Exercise brief —
What are the lines from the one with "Give me the matplotlib source for this chart." through the one with "fig.patch.set_facecolor('white')", inclusive? Output them exactly, and leave out the pictures.
# START OF Material supplied
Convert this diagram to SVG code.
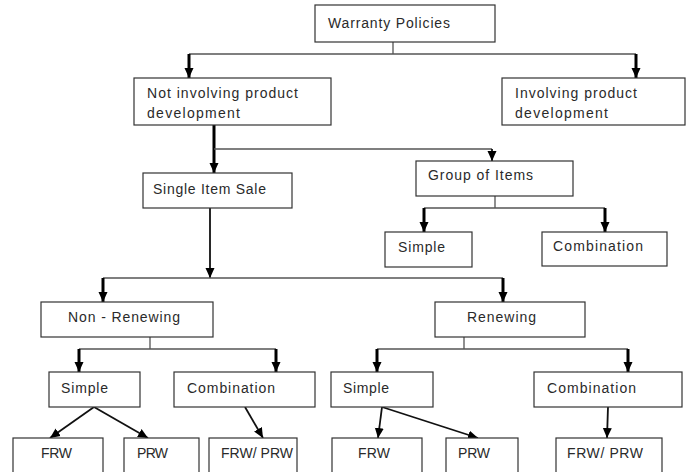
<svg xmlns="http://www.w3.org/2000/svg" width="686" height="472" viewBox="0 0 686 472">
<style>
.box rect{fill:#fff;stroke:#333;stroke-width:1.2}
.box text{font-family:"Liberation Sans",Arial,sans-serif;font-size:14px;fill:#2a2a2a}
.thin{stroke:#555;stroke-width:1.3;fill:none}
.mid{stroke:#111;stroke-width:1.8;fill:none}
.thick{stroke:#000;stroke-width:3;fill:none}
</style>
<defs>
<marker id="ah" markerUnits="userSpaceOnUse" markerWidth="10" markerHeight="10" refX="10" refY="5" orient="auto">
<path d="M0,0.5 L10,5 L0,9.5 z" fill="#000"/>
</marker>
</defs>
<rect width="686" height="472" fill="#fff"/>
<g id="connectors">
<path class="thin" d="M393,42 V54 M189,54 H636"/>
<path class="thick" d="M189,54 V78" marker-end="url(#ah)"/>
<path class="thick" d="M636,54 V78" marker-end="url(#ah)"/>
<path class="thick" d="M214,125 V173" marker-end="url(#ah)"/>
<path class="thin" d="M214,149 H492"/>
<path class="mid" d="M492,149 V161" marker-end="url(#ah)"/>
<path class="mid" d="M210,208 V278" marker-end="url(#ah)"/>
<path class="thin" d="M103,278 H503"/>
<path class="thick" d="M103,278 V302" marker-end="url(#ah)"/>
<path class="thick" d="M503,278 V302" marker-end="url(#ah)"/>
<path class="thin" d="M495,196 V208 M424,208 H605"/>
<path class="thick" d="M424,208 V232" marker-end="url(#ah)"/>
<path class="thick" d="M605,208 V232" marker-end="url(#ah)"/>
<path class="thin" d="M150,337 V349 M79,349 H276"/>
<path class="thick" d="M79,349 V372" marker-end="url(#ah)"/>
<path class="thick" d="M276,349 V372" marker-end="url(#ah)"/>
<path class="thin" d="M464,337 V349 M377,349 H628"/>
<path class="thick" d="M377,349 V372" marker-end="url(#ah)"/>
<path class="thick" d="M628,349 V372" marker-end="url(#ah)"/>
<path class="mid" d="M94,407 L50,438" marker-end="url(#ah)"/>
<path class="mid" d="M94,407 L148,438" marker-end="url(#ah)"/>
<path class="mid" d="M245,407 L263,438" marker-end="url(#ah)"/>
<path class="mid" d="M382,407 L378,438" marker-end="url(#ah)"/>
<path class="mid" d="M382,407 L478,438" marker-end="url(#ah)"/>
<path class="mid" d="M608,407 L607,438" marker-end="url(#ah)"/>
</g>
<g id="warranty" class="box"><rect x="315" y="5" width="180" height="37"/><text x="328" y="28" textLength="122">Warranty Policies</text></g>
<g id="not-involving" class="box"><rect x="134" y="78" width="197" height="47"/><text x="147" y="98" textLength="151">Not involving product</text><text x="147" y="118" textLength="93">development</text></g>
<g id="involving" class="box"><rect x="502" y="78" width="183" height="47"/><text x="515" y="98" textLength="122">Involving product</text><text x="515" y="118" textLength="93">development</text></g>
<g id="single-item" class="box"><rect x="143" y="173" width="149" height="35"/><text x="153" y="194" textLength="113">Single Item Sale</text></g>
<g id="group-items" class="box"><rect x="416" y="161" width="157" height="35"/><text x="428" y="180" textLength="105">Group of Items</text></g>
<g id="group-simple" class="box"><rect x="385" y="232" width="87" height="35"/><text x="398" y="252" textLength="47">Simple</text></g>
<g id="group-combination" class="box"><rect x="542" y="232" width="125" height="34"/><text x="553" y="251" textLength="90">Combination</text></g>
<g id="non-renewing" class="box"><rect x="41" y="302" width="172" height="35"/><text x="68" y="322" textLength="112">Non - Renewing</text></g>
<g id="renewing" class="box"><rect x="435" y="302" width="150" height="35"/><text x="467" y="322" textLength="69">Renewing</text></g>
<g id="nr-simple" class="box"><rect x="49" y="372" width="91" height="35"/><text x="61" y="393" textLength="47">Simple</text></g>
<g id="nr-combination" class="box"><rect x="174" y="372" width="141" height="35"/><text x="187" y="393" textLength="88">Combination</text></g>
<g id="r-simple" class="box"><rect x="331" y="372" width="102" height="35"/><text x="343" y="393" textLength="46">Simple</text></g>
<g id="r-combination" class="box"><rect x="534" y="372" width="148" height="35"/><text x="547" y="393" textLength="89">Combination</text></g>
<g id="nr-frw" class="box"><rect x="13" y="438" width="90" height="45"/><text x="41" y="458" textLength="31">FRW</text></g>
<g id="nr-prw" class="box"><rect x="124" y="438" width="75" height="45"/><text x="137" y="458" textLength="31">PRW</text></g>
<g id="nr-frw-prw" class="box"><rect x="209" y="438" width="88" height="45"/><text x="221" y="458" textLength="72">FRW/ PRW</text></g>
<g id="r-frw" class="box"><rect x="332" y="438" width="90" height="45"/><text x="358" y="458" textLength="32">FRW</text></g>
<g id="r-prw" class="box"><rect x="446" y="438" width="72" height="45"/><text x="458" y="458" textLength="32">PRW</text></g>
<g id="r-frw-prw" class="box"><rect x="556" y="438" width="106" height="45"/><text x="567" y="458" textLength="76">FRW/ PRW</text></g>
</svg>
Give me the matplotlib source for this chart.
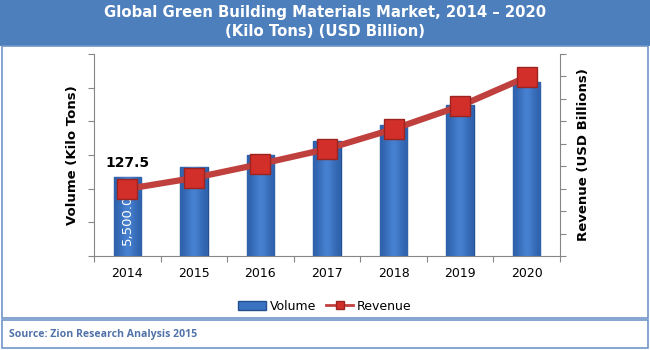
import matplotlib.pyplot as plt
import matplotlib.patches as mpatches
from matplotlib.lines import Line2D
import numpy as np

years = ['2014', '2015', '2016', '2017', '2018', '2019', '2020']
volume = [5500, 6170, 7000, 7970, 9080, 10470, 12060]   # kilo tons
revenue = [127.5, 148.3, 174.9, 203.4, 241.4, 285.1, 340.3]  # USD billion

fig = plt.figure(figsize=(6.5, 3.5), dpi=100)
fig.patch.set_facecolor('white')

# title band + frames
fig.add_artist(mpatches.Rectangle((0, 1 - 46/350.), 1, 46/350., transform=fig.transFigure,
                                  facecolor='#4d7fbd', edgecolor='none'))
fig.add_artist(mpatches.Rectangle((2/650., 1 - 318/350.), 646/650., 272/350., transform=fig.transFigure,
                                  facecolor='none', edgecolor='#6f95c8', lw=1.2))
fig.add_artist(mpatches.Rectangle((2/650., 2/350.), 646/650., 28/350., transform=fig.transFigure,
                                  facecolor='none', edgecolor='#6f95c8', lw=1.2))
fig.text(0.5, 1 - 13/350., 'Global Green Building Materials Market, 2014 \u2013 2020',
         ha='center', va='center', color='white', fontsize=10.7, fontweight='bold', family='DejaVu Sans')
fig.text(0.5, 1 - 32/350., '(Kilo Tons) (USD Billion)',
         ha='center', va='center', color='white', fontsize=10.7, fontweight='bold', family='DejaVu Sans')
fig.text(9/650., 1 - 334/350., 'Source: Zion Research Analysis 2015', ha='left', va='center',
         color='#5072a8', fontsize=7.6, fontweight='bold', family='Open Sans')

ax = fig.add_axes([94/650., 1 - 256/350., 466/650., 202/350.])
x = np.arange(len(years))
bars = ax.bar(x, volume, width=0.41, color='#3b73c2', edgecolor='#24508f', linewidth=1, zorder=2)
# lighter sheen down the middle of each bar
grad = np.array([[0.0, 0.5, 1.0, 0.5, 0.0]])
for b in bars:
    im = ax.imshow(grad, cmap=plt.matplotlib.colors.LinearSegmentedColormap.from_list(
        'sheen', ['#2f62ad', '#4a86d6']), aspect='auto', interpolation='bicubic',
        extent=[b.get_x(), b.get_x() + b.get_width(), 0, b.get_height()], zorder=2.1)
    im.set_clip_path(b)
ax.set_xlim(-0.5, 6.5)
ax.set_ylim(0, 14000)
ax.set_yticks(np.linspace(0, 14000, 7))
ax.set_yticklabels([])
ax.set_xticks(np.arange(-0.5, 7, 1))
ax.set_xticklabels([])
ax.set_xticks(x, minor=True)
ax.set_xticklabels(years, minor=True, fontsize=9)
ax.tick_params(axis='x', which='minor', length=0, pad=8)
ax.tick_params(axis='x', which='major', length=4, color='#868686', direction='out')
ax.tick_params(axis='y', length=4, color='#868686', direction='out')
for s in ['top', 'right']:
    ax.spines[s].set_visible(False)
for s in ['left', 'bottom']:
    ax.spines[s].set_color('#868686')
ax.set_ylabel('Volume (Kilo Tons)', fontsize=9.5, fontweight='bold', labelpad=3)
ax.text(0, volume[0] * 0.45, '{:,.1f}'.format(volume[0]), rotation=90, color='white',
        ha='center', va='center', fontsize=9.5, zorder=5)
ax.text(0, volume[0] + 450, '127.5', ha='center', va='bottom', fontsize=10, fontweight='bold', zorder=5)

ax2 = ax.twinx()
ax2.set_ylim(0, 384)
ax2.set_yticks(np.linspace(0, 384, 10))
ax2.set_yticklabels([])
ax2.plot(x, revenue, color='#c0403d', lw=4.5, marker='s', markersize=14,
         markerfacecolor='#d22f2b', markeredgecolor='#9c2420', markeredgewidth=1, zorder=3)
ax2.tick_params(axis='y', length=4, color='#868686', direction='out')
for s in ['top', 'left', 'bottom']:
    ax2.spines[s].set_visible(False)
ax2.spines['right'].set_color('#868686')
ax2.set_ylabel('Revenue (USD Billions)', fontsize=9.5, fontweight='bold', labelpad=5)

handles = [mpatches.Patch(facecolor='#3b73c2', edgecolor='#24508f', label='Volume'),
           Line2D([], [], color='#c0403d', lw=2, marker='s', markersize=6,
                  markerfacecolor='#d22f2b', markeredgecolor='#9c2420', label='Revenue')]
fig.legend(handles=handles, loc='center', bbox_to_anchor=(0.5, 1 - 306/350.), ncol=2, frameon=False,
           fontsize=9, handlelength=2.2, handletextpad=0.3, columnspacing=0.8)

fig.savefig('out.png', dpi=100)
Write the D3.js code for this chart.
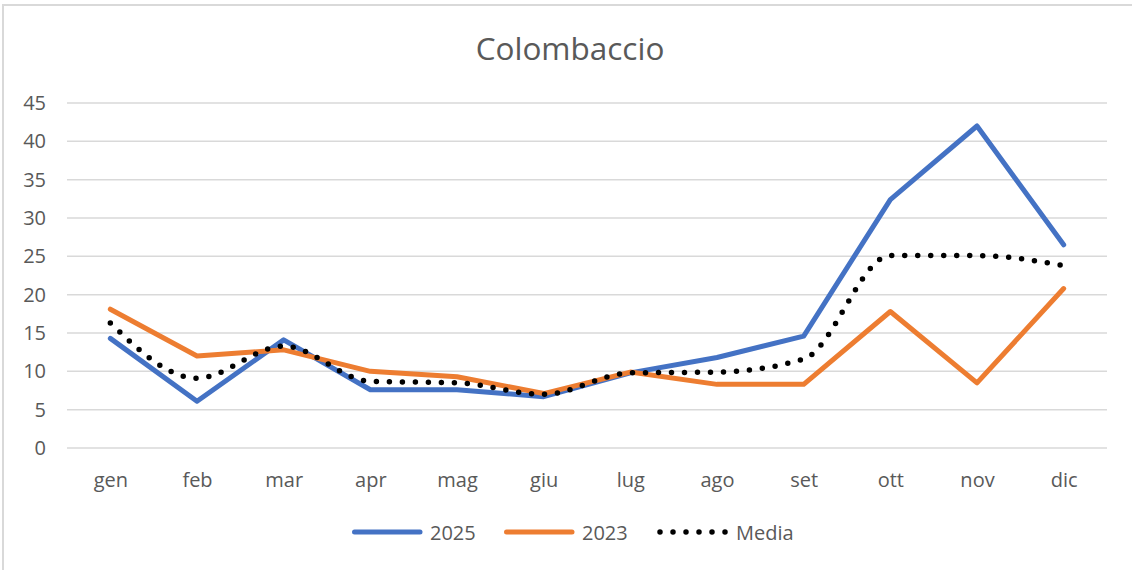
# END OF Material supplied
Result of this task —
Give me the matplotlib source for this chart.
import matplotlib.pyplot as plt
import matplotlib.patches as mpatches
from matplotlib.lines import Line2D
import numpy as np

years = ['2014', '2015', '2016', '2017', '2018', '2019', '2020']
volume = [5500, 6170, 7000, 7970, 9080, 10470, 12060]   # kilo tons
revenue = [127.5, 148.3, 174.9, 203.4, 241.4, 285.1, 340.3]  # USD billion

fig = plt.figure(figsize=(6.5, 3.5), dpi=100)
fig.patch.set_facecolor('white')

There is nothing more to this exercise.